The marriage of great sound and vision creates value and deepens the relationship between the brand and its consumers, Boumendil says, “You can convey so much through sound – personality, premiumness, confidence – it creates a positive influence that doesn’t just effect how people feel and how they think, but how they behave.” Indeed sound affects human’s psychologically, physiologically, cognitively and behaviourally. In the same way that visual branding is not just colours and patterns, sound is more than music and noise; both are tools that enrich brands, he adds. “Good audio – better audio – is arrived at through a process that starts with a deep understanding of the brand vision and values. It leads to a strategy and that strategy is ultimately embodied in sound.”
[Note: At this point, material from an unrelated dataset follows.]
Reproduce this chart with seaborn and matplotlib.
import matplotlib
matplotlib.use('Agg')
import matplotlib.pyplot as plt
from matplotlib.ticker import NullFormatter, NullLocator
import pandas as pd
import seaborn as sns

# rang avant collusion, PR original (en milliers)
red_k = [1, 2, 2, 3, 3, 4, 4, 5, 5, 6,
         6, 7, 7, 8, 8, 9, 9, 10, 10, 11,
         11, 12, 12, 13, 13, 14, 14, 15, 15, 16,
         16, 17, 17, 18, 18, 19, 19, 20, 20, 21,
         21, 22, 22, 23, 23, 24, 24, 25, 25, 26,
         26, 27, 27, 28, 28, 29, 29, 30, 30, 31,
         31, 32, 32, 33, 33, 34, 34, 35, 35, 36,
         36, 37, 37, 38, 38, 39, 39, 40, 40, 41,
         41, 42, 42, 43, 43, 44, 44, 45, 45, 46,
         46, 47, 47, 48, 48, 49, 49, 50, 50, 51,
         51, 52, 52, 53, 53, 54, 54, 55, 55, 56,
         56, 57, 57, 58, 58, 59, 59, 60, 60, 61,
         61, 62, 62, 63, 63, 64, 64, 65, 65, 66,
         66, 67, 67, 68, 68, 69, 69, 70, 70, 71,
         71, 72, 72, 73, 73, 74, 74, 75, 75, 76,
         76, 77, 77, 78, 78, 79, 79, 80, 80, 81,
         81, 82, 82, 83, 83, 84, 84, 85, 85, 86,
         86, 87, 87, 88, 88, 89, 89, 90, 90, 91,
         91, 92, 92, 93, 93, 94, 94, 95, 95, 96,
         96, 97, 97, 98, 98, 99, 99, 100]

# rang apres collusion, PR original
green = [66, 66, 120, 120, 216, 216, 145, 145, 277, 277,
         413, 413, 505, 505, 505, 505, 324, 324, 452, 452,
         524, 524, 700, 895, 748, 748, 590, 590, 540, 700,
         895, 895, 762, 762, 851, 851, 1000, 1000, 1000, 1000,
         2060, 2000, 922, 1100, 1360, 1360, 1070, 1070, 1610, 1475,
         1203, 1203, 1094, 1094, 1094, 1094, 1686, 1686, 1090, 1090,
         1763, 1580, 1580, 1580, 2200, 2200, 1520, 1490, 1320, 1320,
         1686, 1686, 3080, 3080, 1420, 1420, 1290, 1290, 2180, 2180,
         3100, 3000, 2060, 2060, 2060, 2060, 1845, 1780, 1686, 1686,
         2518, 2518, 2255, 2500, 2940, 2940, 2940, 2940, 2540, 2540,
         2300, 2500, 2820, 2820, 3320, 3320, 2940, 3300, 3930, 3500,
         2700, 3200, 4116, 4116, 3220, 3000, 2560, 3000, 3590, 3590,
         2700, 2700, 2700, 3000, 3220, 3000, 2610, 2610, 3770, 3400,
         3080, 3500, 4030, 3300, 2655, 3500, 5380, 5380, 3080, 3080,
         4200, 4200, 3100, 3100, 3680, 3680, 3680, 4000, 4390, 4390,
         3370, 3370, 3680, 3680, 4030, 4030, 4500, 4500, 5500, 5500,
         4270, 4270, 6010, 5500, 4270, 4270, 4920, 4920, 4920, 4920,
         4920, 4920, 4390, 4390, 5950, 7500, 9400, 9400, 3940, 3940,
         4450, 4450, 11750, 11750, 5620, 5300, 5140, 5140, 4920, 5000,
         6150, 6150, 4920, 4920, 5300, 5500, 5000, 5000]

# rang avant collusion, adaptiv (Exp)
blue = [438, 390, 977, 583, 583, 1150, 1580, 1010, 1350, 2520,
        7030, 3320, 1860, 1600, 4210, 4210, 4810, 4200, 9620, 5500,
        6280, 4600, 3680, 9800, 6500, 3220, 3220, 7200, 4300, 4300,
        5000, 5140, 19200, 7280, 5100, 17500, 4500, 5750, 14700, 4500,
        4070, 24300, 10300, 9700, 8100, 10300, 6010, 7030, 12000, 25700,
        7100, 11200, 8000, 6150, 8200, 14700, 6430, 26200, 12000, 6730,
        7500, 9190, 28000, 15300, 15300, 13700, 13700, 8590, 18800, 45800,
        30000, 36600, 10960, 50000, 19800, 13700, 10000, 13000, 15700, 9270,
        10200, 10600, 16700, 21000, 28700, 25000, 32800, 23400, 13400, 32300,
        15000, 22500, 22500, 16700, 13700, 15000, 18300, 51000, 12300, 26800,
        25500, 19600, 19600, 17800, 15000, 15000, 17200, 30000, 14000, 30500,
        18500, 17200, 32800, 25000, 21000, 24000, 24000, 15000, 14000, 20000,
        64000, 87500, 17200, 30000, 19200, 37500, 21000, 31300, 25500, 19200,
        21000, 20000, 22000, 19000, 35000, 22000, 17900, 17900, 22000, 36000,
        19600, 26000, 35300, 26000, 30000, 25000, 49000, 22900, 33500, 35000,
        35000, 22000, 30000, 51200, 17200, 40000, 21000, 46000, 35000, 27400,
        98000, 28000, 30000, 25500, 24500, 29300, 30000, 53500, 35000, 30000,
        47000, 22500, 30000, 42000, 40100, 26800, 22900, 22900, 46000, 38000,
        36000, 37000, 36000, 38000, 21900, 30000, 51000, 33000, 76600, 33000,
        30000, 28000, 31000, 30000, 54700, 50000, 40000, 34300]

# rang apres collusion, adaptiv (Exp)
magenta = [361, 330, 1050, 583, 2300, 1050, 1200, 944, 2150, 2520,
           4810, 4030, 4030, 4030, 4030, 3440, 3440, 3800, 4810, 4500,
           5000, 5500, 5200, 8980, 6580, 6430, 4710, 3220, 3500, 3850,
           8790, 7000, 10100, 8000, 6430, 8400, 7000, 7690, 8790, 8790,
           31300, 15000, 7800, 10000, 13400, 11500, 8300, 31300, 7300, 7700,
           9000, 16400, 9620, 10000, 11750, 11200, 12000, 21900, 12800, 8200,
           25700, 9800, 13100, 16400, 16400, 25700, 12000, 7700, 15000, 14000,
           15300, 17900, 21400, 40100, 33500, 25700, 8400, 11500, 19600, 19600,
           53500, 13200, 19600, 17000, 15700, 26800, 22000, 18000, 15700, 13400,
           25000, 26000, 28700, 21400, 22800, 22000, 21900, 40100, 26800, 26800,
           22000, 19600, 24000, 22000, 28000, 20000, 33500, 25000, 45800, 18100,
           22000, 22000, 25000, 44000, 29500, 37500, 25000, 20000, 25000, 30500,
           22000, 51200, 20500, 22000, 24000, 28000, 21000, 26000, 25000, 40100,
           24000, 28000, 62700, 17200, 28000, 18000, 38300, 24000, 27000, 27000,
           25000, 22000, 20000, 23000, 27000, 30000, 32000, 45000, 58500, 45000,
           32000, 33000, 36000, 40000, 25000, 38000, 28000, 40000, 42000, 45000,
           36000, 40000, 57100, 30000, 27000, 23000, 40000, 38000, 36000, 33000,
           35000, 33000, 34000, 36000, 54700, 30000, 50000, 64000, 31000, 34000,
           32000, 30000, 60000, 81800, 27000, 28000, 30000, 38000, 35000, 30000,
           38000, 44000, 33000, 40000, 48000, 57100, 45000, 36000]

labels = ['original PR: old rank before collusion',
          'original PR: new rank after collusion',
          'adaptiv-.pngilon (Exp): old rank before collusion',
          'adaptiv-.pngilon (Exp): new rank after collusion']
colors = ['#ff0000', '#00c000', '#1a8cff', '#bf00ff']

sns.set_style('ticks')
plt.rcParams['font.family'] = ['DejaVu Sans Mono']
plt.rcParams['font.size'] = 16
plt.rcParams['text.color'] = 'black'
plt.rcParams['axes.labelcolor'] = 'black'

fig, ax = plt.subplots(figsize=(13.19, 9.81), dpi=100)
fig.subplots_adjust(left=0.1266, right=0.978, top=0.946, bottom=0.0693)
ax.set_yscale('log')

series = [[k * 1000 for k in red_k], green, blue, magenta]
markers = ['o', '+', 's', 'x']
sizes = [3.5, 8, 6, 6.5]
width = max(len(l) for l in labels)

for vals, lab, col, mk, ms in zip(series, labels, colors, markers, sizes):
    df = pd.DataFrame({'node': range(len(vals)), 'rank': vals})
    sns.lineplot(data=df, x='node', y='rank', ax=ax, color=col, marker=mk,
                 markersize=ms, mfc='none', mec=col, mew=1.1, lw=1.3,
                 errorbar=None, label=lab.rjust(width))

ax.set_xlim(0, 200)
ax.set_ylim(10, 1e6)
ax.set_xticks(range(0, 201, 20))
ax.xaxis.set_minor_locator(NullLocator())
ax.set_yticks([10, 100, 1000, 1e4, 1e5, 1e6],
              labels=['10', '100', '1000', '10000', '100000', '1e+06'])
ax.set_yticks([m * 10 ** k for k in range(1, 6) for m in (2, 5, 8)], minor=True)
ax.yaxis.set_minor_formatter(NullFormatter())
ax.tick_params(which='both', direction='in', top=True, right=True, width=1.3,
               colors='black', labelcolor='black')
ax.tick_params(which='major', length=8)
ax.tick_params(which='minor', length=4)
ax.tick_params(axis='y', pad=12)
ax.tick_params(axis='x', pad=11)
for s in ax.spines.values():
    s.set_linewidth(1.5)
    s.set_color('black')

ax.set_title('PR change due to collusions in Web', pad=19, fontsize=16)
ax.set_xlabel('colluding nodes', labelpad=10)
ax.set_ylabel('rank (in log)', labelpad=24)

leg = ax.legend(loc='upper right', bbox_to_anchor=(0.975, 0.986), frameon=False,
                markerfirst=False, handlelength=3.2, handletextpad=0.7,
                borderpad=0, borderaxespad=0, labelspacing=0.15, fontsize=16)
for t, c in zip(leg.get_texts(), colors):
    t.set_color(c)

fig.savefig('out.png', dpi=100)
PH Media director of music and voice Dan Lafferty talks about the sound palette in much the same way a graphic designer talks about colour and hue. “If your colour palette is lots of blues and greens to convey wholesomeness and serenity, you can replicate that in sound using organic major chords, which illicit the same emotional response,” he says. “You are applying adjectives to the brand through sound.” Bigger companies can be made to appear smaller and friendlier while SMEs can be made to feel larger and more credible; you can convey dynamism, passion, trustworthiness and the whole gamut of attributes for every sort of business, he says, and importantly make them distinct and distinctive.
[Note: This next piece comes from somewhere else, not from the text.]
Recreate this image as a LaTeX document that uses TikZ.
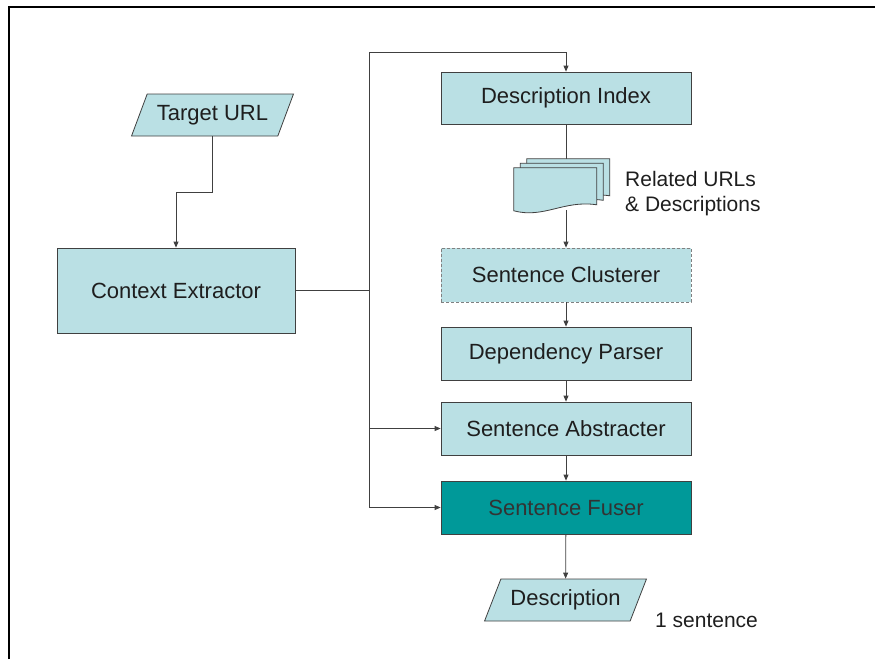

The challenge for sonic specialists is to break through from nice to have to essential to any good rebranding exercise and brand husbandry. Although more marketers are tuning in to the importance of good audio, it is often addressed late in the process relative to visual and verbal branding. The specialists argue that brand strategy must be at the heart of what they do and they must be at heart of branding to deliver the maximum impact.